Wednesday, July 11, 2012

Desert Storm

I'm nine years old playing hopscotch with with my neighbor. Lines of chalk creep from the front porch over uneven plateaus of concrete mapping a trail with no real destination. Summer has arrived and with it comes a hot dry air that is more suffocating than sustaining. The heat shoos the adults inside, and we laugh at their folly as they pass up an irreclaimable summer day. For us the antidote to the heat is as simple as a popsicle or a run through the hose. So we tirelessly stamp our feet all over the concrete, when suddenly we detect a change. Maybe it is a sixth sense that comes with being a desert kid, for this is long before we worried about the morning news and the 5-day forecast, but suddenly we know its about to rain. The air thickens and tenses in our lungs as we hold our breath for the gift that is about to come. Yet despite our anticipation, the storm still manages to catch us by surprise. In seconds the world around us is transformed. The sun departs its roost to course through our veins as we accept the weight of the entire sky falling upon us. We laugh and scream in delight, but every word that leaves us is an orphan lost to the sounds of water exploding. This is before the thunder and lightning crash the party. It is long before the rain stops falling. Before it leaves us with a smell almost as enlivening as the downpour itself, like a lovers smell lingering on the sheets.
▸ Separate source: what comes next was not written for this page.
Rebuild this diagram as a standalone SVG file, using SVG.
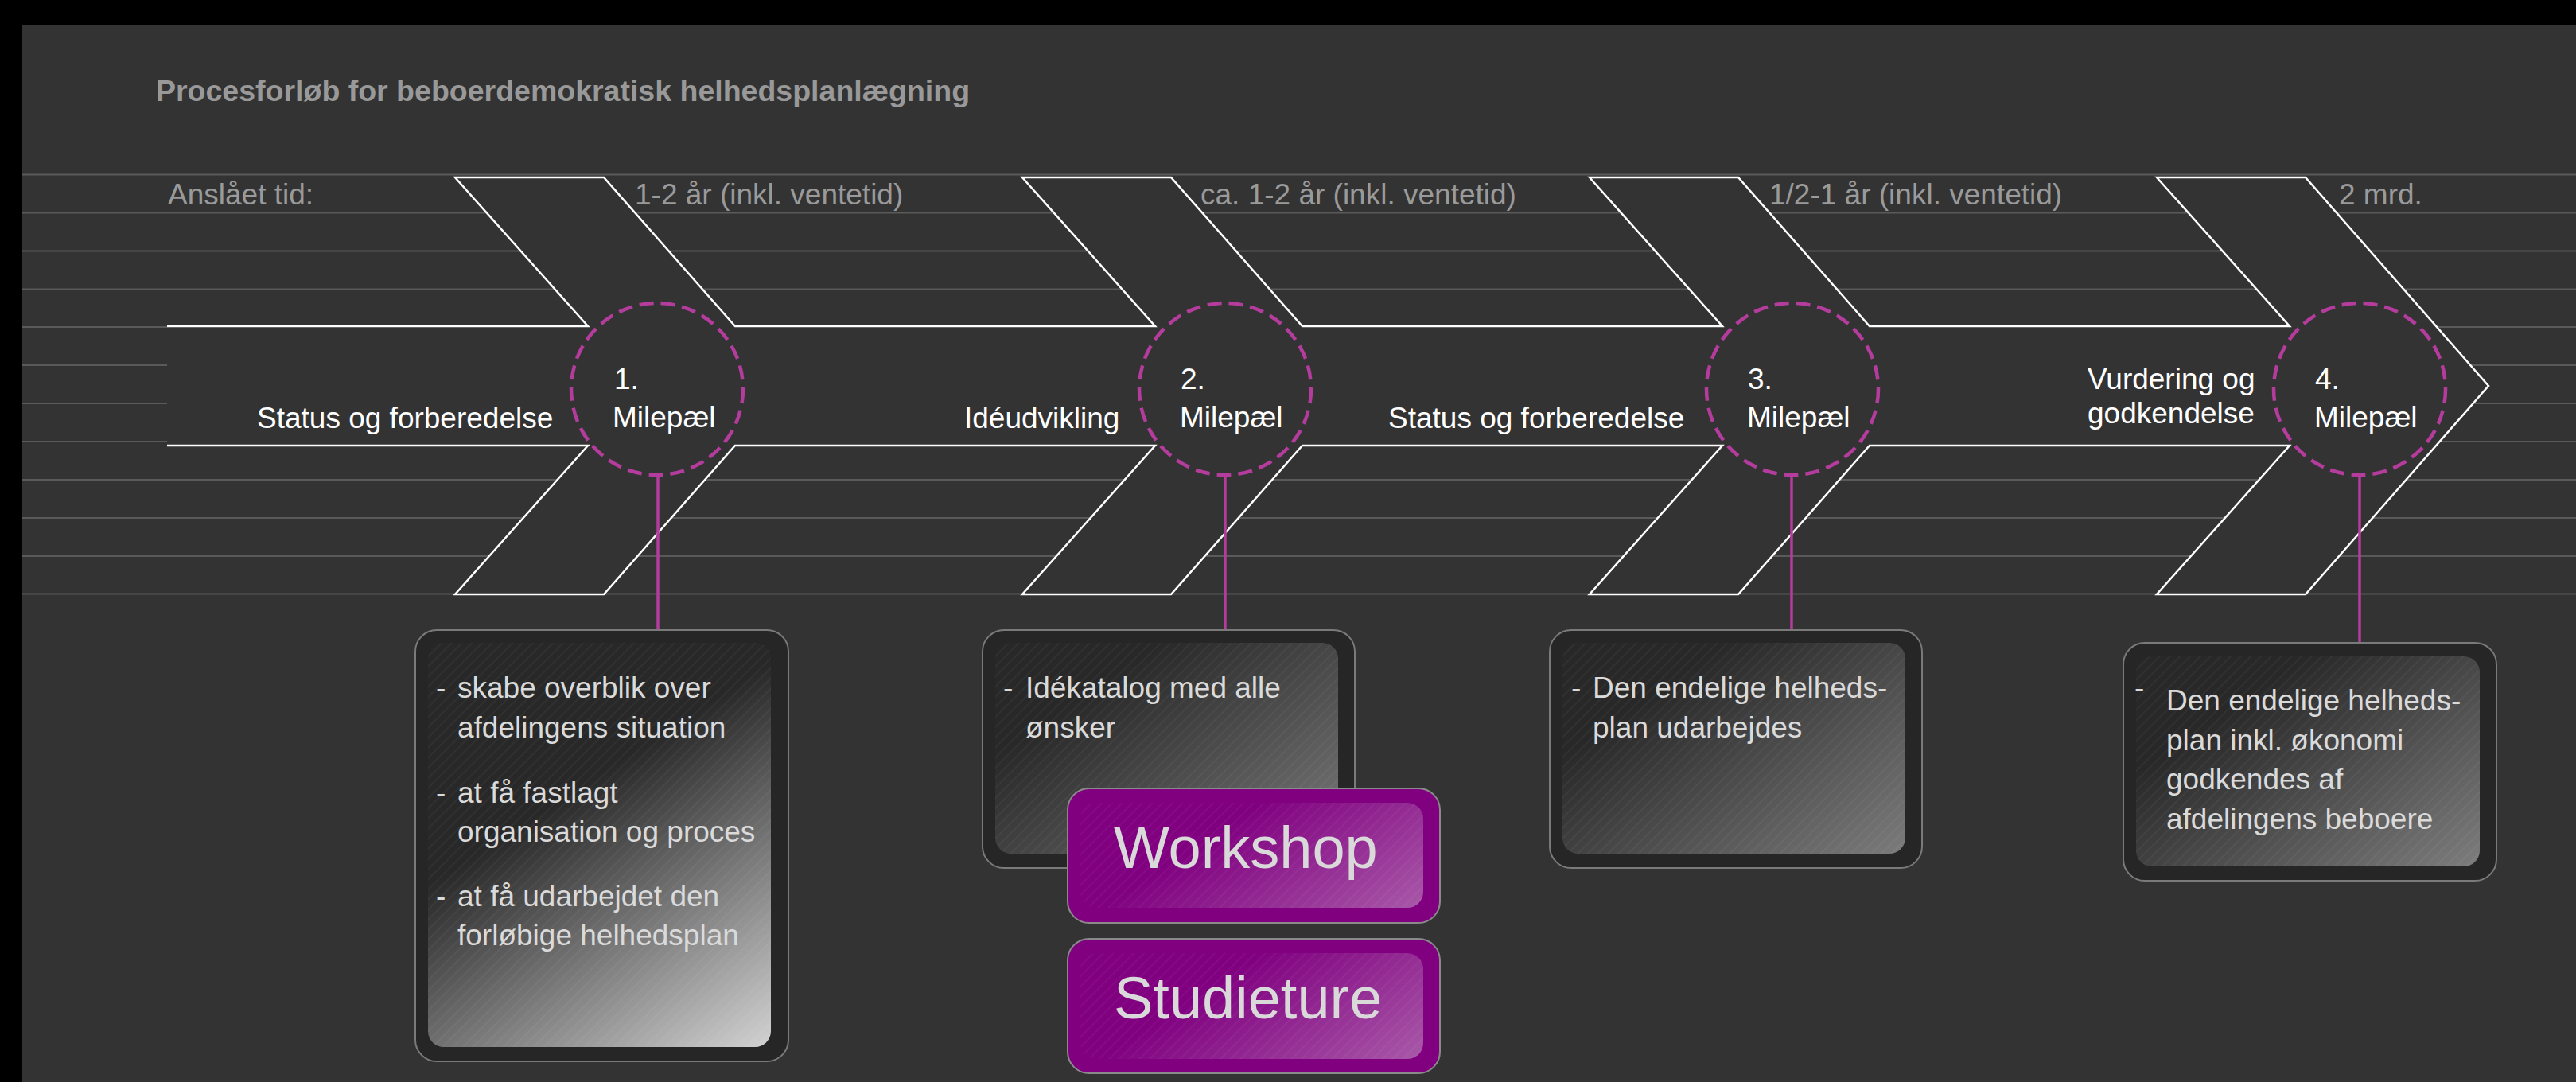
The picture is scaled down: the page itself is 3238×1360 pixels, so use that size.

It is long before we know about that kind of love. And in that moment we feel something we don't have the word to describe, that only now we realize is something called bliss. And we fail to notice the sweet swirl of color as our chalk is swept away.

1 comment:

  1. ..............and how the sunlight streams through the rain as it softens to and end. Only here. And only in our magical lands' ways....

    You captured and describe with a delicate appreciation of all that spins around you! Never let that profound strength of perception weaken. Ah Hell, you wouldn't!